Direct communication channels still exist. The Washington-Moscow hotline, first established in 1963, has been upgraded multiple times and operates via satellite circuits. Both sides are committed to keeping it functional. But a phone line is a thin thread compared to the web of treaties, inspections, and diplomatic meetings that once constrained the nuclear relationship. The Bulletin of the Atomic Scientists describes the arms control process as “collapsing” and warns that high-level contacts among nuclear powers are “totally inadequate given the danger at hand.”
What This Means in Practical Terms
The risk of nuclear war is real but not inevitable. No government is actively seeking a nuclear conflict. The danger comes from the combination of several factors stacking up at once: active wars involving nuclear-armed states, eroding diplomatic safeguards, expanding arsenals, and military doctrines that treat nuclear weapons as usable tools rather than last resorts. Each of these factors on its own would be manageable. Together, they create a situation where a crisis that would have been contained 20 years ago could, through a chain of miscalculations, reach a nuclear threshold.

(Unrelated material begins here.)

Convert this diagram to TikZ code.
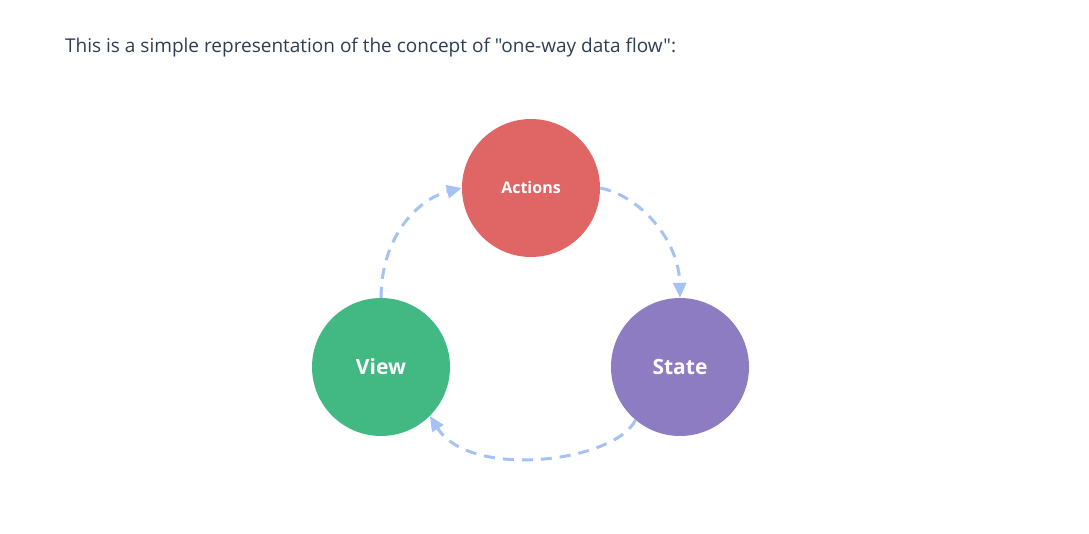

The most likely path to nuclear use isn’t a bolt-from-the-blue attack. It’s a conventional conflict between nuclear-armed states or their close allies that escalates beyond what either side intended. That’s why the Russia-Ukraine war and the Korean Peninsula draw so much attention from threat analysts. Both involve nuclear-armed actors in active or near-active military confrontation, operating under doctrines that include nuclear options at various rungs of escalation. The risk in any given year remains low in absolute terms, but it is higher now than at any point since the Cold War, and the tools that once managed it are weaker than they’ve been in generations.